Tonga rocked by volcanic explosion and tsunami
The Kingdom of Tonga remains cut off from the rest of the world following a huge volcanic explosion on Saturday evening. The impacts of the eruption and the tsunami that followed were felt across the globe.
The undersea fibre optic cable that carries Tonga’s communications capacity has been broken in two places and it could be weeks before it can be repaired. There are unconfirmed reports of three fatalities. However, there has still been no word from some of the outer islands, particularly in the Ha’apai region. Reports from the main island of Tongatapu indicate that there has been serious damage to infrastructure.
The government of Tonga has declared a State of Emergency. The governments of Australia and New Zealand have each promised to assist the government of Tonga if and when requests are received. Other countries such as Israel and China have also pledged aid and financial assistance.
Fiji Prime Minister hospitalised in Australia
Fiji’s Prime Minister, Josaiah Voreqe Bainimarama, is recovering in hospital in Melbourne after undergoing major heart surgery. This was revealed by the Attorney-General and acting PM, Aiyaz Sayed-Khaiyum, in a media conference at the weekend. It comes further to a great deal of speculation as to the state of the PM’s health after he failed to visit areas of Fiji affected by Tropical Cyclone Cody.
The Attorney-General informed the Fijian media that the Prime Minister is recovering well and will be back at work in March.
The apparent secrecy around the PM’s whereabouts and health status has been criticised by the leader of the People’s Alliance Party, Sitiveni Rabuka. It comes at a critical juncture as Fiji heads to elections later this year. It also highlights the lack of succession planning in the ranks of the Fiji First party should Bainimarama step away from the leadership.
Pacific Islands Forum Leaders’ meeting delayed
Unsurprisingly, the meeting of Pacific Islands Forum Leaders that was scheduled for February has been delayed. It is now expected to be held during April. This decision comes as the number of COVID-19 infections in Fiji continues to rise, with the Omicron variant now established in the community.
The February meeting was intended to be an in-person event. It was the last best chance to persuade the Micronesian countries (Federated States of Micronesia, Kiribati, Nauru, Palau and the Republic of Marshall Islands) to remain within the PIF. They announced that they would withdraw when their preferred candidate for the position of Secretary-General was rejected in early 2021. The twelve-month notice period of their notification to quit is close to its expiry.

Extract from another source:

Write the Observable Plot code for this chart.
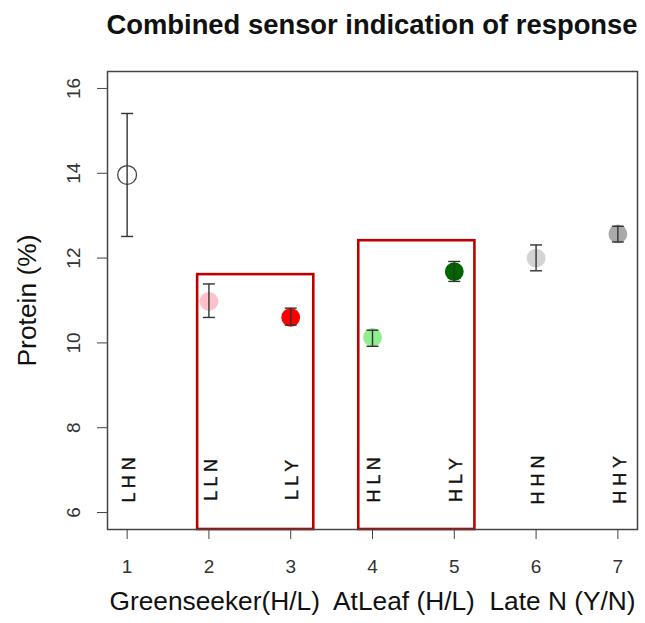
<!DOCTYPE html>
<html><head><meta charset="utf-8">
<script src="https://cdn.jsdelivr.net/npm/d3@7"></script>
<script src="https://cdn.jsdelivr.net/npm/@observablehq/plot@0.6"></script>
<style>
body{margin:0;background:#fff;font-family:"Liberation Sans",Arial,sans-serif;}
#wrap{position:relative;width:645px;height:623px;overflow:hidden;}
#title{position:absolute;left:102px;width:540px;top:11px;text-align:center;font-weight:bold;font-size:27.4px;line-height:1;color:#111;white-space:nowrap;}
#chart{position:absolute;left:0;top:50px;}
svg text{white-space:pre;}
</style></head><body>
<div id="wrap"><div id="title">Combined sensor indication of response</div><div id="chart"></div></div>
<script>
// ---- data ----
const treatment = [1, 2, 3, 4, 5, 6, 7];
const protein   = [13.96, 10.98, 10.60, 10.13, 11.68, 12.00, 12.57];
const lower     = [12.51, 10.60, 10.42, 9.92, 11.45, 11.70, 12.38];
const upper     = [15.41, 11.39, 10.82, 10.30, 11.92, 12.31, 12.75];
const codes     = ["L H N", "L L N", "L L Y", "H L N", "H L Y", "H H N", "H H Y"];
const hollow    = ["L H N"];
const boxLeft   = [1.862, 3.832];
const boxRight  = [3.282, 5.252];
const boxTop    = [11.61, 12.41];
const codeLabelY = 6.77;
const xTicks = [1, 2, 3, 4, 5, 6, 7];
const yTicks = [6, 8, 10, 12, 14, 16];
const xLabel = "Greenseeker(H/L)  AtLeaf (H/L)  Late N (Y/N)";
const yLabel = "Protein (%)";

// ---- options ----
const palette = ["#ffffff", "#ffc0cb", "#ff0000", "#90ee90", "#006400", "#d3d3d3", "#a9a9a9"];
const xDomain = [0.76, 7.24];
const yDomain = [5.6, 16.4];

const data = treatment.map((x, i) => ({x, y: protein[i], lo: lower[i], hi: upper[i], code: codes[i]}));
const caps = data.flatMap(d => [{x: d.x, y: d.lo}, {x: d.x, y: d.hi}]);
const boxes = boxLeft.map((x1, i) => ({x1, x2: boxRight[i], top: boxTop[i]}));

const capSymbol = {draw(ctx, size) { const w = Math.sqrt(size / Math.PI); ctx.moveTo(-w, 0); ctx.lineTo(w, 0); }};
const font = "'Liberation Sans', Arial, sans-serif";

const svg = Plot.plot({
  width: 645, height: 573,
  marginTop: 21, marginBottom: 94, marginLeft: 107, marginRight: 8,
  x: {domain: xDomain},
  y: {domain: yDomain},
  color: {type: "ordinal", domain: codes, range: palette},
  style: {fontFamily: font, background: "white", overflow: "visible", color: "#222"},
  marks: [
    Plot.rect(boxes, {x1: "x1", x2: "x2", y1: () => yDomain[0], y2: "top", fill: "none", stroke: "#c00000", strokeWidth: 2.6}),
    Plot.dot(data, {x: "x", y: "y", r: 9.4, fill: "code"}),
    Plot.dot(data.filter(d => hollow.includes(d.code)), {x: "x", y: "y", r: 9.4, fill: "white", stroke: "#444", strokeWidth: 1.3}),
    Plot.ruleX(data, {x: "x", y1: "lo", y2: "hi", stroke: "#333", strokeWidth: 1.4}),
    Plot.dot(caps, {x: "x", y: "y", r: 6, symbol: capSymbol, fill: "none", stroke: "#333", strokeWidth: 1.4}),
    Plot.text(data, {x: "x", y: () => codeLabelY, text: "code", rotate: -90, textAnchor: "middle", fontSize: 18, dx: 2, fill: "#111", stroke: "#111", strokeWidth: 0.4}),
    Plot.frame({stroke: "#444", strokeWidth: 1.5}),
    Plot.axisX(xTicks, {tickSize: 10, tickPadding: 20, fontSize: 19, label: null, stroke: "#444", fill: "#333"}),
    Plot.axisY(yTicks, {tickSize: 10, tickFormat: () => "", label: null, stroke: "#444"}),
    Plot.text(yTicks, {y: d => d, frameAnchor: "left", textAnchor: "middle", dx: -34, rotate: -90, fontSize: 19, fill: "#333", text: d => String(d)}),
    Plot.text([yLabel], {frameAnchor: "left", textAnchor: "middle", dx: -80, rotate: -90, fontSize: 26.4, fill: "#111", text: d => d}),
    Plot.text([xLabel], {frameAnchor: "bottom", textAnchor: "middle", dy: 80.7, fontSize: 26.3, fill: "#111", text: d => d})
  ]
});
document.getElementById("chart").appendChild(svg);
</script>
</body></html>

Whilst there has been much back-channel diplomacy and efforts to convince the Micronesians to remain within the fold, there has been very little evidence that this has been effective.
European Union takes aim at Vanuatu’s passport sales schemes
The EU has tabled a proposal to partially suspend visa-free entry for holders of Vanuatu passports issued since 2015. This comes after several warnings to the Vanuatu authorities about the processes that are used to vet applicants to citizenship by investment schemes.
The Vanuatu government has convened a task force to work with the EU to see off this threat to what has become a huge revenue earner for the country. In the final quarter of last year, receipts from the schemes amounted to 35% of revenue collected. The availability of visa-free entry to Europe is considered to be part of the appeal of holding a Vanuatu passport.
The EU’s move has drawn criticism from supporters of the schemes who argue that there are other programs of this type that operate elsewhere in the world that are much more problematic than the ones that Vanuatu runs.
Tess Newton Cain is an Adjunct Associate Professor at the Griffith Asia Institute and project lead of the Pacific Hub.